→ **Request**:
Quote the entries word for word. Omit the pictures.

******

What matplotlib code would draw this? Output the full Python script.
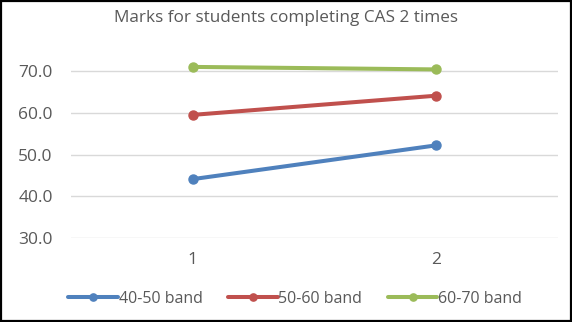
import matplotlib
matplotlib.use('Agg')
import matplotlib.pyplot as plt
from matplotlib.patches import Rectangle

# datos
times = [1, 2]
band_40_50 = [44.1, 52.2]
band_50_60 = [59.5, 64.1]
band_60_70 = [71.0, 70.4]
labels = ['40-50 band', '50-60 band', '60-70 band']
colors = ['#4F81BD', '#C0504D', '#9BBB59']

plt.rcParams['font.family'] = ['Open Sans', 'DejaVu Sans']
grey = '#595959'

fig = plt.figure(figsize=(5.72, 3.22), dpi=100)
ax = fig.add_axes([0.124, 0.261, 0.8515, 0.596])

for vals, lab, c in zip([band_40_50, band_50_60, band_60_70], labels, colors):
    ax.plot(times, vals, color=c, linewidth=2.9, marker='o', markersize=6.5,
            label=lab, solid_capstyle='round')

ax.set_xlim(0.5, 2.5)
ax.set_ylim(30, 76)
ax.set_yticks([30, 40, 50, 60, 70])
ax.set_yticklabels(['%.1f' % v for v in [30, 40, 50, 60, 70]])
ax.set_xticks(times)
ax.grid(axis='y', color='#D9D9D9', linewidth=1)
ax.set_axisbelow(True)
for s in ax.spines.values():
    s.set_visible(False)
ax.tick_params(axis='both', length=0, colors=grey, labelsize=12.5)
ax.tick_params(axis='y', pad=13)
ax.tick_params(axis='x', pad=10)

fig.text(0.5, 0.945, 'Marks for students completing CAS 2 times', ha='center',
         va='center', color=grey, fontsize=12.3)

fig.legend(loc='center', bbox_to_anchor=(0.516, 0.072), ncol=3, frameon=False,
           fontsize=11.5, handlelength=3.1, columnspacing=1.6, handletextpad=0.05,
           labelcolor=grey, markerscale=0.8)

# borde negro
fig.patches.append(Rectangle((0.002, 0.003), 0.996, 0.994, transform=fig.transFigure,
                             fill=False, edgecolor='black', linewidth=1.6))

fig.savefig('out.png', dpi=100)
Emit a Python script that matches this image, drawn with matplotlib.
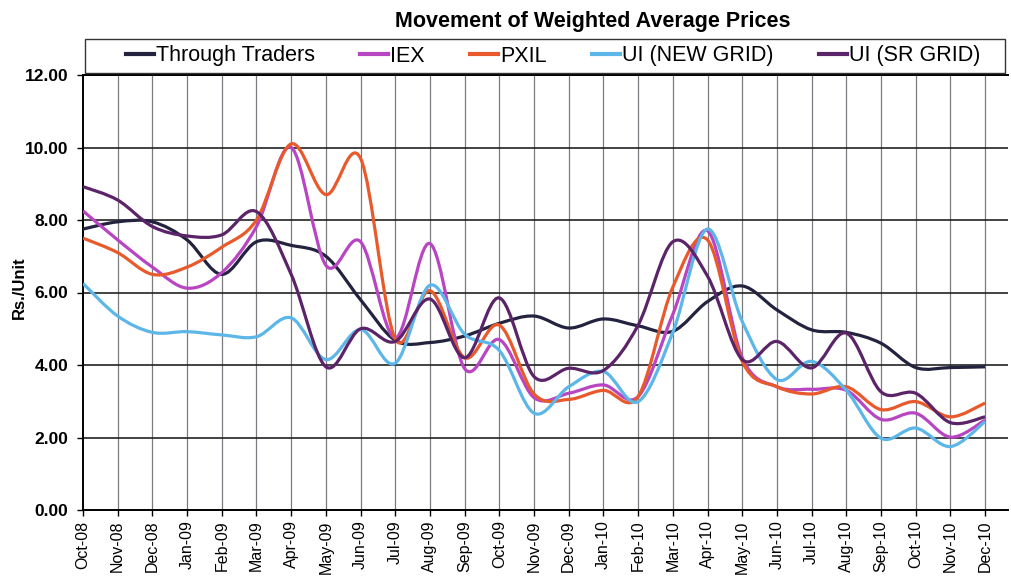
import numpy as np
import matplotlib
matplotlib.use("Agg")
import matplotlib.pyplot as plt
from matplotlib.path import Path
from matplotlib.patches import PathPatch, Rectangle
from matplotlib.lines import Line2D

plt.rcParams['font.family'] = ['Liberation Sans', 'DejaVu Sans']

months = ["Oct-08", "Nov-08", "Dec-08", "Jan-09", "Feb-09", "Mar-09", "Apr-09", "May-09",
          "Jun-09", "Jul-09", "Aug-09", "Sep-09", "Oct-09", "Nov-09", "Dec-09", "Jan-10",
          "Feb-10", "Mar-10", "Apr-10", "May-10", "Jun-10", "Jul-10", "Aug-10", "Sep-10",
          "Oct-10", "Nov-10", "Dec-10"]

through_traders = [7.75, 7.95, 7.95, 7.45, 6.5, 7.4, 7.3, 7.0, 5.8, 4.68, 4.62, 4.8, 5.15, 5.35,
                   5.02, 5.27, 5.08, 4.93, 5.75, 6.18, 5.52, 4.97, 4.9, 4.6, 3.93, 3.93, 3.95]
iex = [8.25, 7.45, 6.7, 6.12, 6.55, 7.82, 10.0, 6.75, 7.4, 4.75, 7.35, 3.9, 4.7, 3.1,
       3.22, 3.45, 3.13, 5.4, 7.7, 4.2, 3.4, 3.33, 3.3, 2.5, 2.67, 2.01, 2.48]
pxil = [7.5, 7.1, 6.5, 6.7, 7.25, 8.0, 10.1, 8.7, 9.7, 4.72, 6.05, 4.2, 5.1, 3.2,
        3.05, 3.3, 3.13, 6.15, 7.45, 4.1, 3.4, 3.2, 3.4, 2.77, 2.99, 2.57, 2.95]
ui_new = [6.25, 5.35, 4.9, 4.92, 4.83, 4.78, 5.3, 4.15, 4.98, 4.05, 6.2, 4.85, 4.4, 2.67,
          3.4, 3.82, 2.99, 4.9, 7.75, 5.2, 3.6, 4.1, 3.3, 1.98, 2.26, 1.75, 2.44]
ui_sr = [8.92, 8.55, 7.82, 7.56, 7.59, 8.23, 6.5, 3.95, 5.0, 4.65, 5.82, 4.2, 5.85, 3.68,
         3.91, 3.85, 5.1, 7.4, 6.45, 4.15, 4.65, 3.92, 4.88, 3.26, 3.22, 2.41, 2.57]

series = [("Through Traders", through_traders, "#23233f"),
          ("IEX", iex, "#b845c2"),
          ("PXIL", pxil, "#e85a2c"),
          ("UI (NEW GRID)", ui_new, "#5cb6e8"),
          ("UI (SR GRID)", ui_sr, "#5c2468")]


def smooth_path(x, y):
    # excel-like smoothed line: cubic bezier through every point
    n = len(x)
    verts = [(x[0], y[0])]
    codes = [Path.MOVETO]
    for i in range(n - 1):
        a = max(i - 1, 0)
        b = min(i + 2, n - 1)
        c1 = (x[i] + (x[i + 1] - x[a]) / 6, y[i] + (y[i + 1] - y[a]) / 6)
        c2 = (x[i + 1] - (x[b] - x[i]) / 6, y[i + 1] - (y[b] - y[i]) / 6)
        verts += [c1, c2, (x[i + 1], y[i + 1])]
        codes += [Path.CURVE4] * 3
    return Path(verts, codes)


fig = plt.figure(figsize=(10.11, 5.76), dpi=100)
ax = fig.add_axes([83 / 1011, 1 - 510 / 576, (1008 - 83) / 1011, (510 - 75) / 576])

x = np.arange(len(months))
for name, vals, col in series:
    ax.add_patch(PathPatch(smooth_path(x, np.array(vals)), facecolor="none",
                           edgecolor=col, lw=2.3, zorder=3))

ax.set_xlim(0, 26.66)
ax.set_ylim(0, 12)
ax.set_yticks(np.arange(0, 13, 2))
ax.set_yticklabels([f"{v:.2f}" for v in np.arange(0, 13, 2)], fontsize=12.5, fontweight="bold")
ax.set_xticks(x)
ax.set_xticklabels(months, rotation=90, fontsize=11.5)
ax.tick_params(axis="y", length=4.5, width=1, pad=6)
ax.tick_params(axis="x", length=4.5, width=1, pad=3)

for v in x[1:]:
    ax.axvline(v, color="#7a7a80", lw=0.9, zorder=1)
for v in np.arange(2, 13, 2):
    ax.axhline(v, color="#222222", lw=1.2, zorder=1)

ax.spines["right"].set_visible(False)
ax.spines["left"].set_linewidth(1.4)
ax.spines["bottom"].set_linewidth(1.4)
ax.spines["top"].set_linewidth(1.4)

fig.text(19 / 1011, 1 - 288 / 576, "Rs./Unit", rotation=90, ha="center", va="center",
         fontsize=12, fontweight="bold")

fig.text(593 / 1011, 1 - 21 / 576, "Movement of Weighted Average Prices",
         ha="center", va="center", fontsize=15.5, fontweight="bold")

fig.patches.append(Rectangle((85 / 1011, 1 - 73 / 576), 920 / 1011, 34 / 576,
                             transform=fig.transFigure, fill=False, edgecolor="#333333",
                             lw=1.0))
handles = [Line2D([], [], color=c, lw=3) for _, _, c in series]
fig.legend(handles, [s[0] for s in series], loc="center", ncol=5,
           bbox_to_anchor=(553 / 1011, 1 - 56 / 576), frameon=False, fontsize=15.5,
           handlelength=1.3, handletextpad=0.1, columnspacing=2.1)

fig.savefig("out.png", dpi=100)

******

→ **In response**:
What matplotlib code would draw this? Output the full Python script.
import matplotlib
matplotlib.use('Agg')
import matplotlib.pyplot as plt
from matplotlib.patches import Rectangle

# datos
times = [1, 2]
band_40_50 = [44.1, 52.2]
band_50_60 = [59.5, 64.1]
band_60_70 = [71.0, 70.4]
labels = ['40-50 band', '50-60 band', '60-70 band']
colors = ['#4F81BD', '#C0504D', '#9BBB59']

plt.rcParams['font.family'] = ['Open Sans', 'DejaVu Sans']
grey = '#595959'

fig = plt.figure(figsize=(5.72, 3.22), dpi=100)
ax = fig.add_axes([0.124, 0.261, 0.8515, 0.596])

for vals, lab, c in zip([band_40_50, band_50_60, band_60_70], labels, colors):
    ax.plot(times, vals, color=c, linewidth=2.9, marker='o', markersize=6.5,
            label=lab, solid_capstyle='round')

ax.set_xlim(0.5, 2.5)
ax.set_ylim(30, 76)
ax.set_yticks([30, 40, 50, 60, 70])
ax.set_yticklabels(['%.1f' % v for v in [30, 40, 50, 60, 70]])
ax.set_xticks(times)
ax.grid(axis='y', color='#D9D9D9', linewidth=1)
ax.set_axisbelow(True)
for s in ax.spines.values():
    s.set_visible(False)
ax.tick_params(axis='both', length=0, colors=grey, labelsize=12.5)
ax.tick_params(axis='y', pad=13)
ax.tick_params(axis='x', pad=10)

fig.text(0.5, 0.945, 'Marks for students completing CAS 2 times', ha='center',
         va='center', color=grey, fontsize=12.3)

fig.legend(loc='center', bbox_to_anchor=(0.516, 0.072), ncol=3, frameon=False,
           fontsize=11.5, handlelength=3.1, columnspacing=1.6, handletextpad=0.05,
           labelcolor=grey, markerscale=0.8)

# borde negro
fig.patches.append(Rectangle((0.002, 0.003), 0.996, 0.994, transform=fig.transFigure,
                             fill=False, edgecolor='black', linewidth=1.6))

fig.savefig('out.png', dpi=100)
Emit a Python script that matches this image, drawn with matplotlib.
import numpy as np
import matplotlib
matplotlib.use("Agg")
import matplotlib.pyplot as plt
from matplotlib.path import Path
from matplotlib.patches import PathPatch, Rectangle
from matplotlib.lines import Line2D

plt.rcParams['font.family'] = ['Liberation Sans', 'DejaVu Sans']

months = ["Oct-08", "Nov-08", "Dec-08", "Jan-09", "Feb-09", "Mar-09", "Apr-09", "May-09",
          "Jun-09", "Jul-09", "Aug-09", "Sep-09", "Oct-09", "Nov-09", "Dec-09", "Jan-10",
          "Feb-10", "Mar-10", "Apr-10", "May-10", "Jun-10", "Jul-10", "Aug-10", "Sep-10",
          "Oct-10", "Nov-10", "Dec-10"]

through_traders = [7.75, 7.95, 7.95, 7.45, 6.5, 7.4, 7.3, 7.0, 5.8, 4.68, 4.62, 4.8, 5.15, 5.35,
                   5.02, 5.27, 5.08, 4.93, 5.75, 6.18, 5.52, 4.97, 4.9, 4.6, 3.93, 3.93, 3.95]
iex = [8.25, 7.45, 6.7, 6.12, 6.55, 7.82, 10.0, 6.75, 7.4, 4.75, 7.35, 3.9, 4.7, 3.1,
       3.22, 3.45, 3.13, 5.4, 7.7, 4.2, 3.4, 3.33, 3.3, 2.5, 2.67, 2.01, 2.48]
pxil = [7.5, 7.1, 6.5, 6.7, 7.25, 8.0, 10.1, 8.7, 9.7, 4.72, 6.05, 4.2, 5.1, 3.2,
        3.05, 3.3, 3.13, 6.15, 7.45, 4.1, 3.4, 3.2, 3.4, 2.77, 2.99, 2.57, 2.95]
ui_new = [6.25, 5.35, 4.9, 4.92, 4.83, 4.78, 5.3, 4.15, 4.98, 4.05, 6.2, 4.85, 4.4, 2.67,
          3.4, 3.82, 2.99, 4.9, 7.75, 5.2, 3.6, 4.1, 3.3, 1.98, 2.26, 1.75, 2.44]
ui_sr = [8.92, 8.55, 7.82, 7.56, 7.59, 8.23, 6.5, 3.95, 5.0, 4.65, 5.82, 4.2, 5.85, 3.68,
         3.91, 3.85, 5.1, 7.4, 6.45, 4.15, 4.65, 3.92, 4.88, 3.26, 3.22, 2.41, 2.57]

series = [("Through Traders", through_traders, "#23233f"),
          ("IEX", iex, "#b845c2"),
          ("PXIL", pxil, "#e85a2c"),
          ("UI (NEW GRID)", ui_new, "#5cb6e8"),
          ("UI (SR GRID)", ui_sr, "#5c2468")]


def smooth_path(x, y):
    # excel-like smoothed line: cubic bezier through every point
    n = len(x)
    verts = [(x[0], y[0])]
    codes = [Path.MOVETO]
    for i in range(n - 1):
        a = max(i - 1, 0)
        b = min(i + 2, n - 1)
        c1 = (x[i] + (x[i + 1] - x[a]) / 6, y[i] + (y[i + 1] - y[a]) / 6)
        c2 = (x[i + 1] - (x[b] - x[i]) / 6, y[i + 1] - (y[b] - y[i]) / 6)
        verts += [c1, c2, (x[i + 1], y[i + 1])]
        codes += [Path.CURVE4] * 3
    return Path(verts, codes)


fig = plt.figure(figsize=(10.11, 5.76), dpi=100)
ax = fig.add_axes([83 / 1011, 1 - 510 / 576, (1008 - 83) / 1011, (510 - 75) / 576])

x = np.arange(len(months))
for name, vals, col in series:
    ax.add_patch(PathPatch(smooth_path(x, np.array(vals)), facecolor="none",
                           edgecolor=col, lw=2.3, zorder=3))

ax.set_xlim(0, 26.66)
ax.set_ylim(0, 12)
ax.set_yticks(np.arange(0, 13, 2))
ax.set_yticklabels([f"{v:.2f}" for v in np.arange(0, 13, 2)], fontsize=12.5, fontweight="bold")
ax.set_xticks(x)
ax.set_xticklabels(months, rotation=90, fontsize=11.5)
ax.tick_params(axis="y", length=4.5, width=1, pad=6)
ax.tick_params(axis="x", length=4.5, width=1, pad=3)

for v in x[1:]:
    ax.axvline(v, color="#7a7a80", lw=0.9, zorder=1)
for v in np.arange(2, 13, 2):
    ax.axhline(v, color="#222222", lw=1.2, zorder=1)

ax.spines["right"].set_visible(False)
ax.spines["left"].set_linewidth(1.4)
ax.spines["bottom"].set_linewidth(1.4)
ax.spines["top"].set_linewidth(1.4)

fig.text(19 / 1011, 1 - 288 / 576, "Rs./Unit", rotation=90, ha="center", va="center",
         fontsize=12, fontweight="bold")

fig.text(593 / 1011, 1 - 21 / 576, "Movement of Weighted Average Prices",
         ha="center", va="center", fontsize=15.5, fontweight="bold")

fig.patches.append(Rectangle((85 / 1011, 1 - 73 / 576), 920 / 1011, 34 / 576,
                             transform=fig.transFigure, fill=False, edgecolor="#333333",
                             lw=1.0))
handles = [Line2D([], [], color=c, lw=3) for _, _, c in series]
fig.legend(handles, [s[0] for s in series], loc="center", ncol=5,
           bbox_to_anchor=(553 / 1011, 1 - 56 / 576), frameon=False, fontsize=15.5,
           handlelength=1.3, handletextpad=0.1, columnspacing=2.1)

fig.savefig("out.png", dpi=100)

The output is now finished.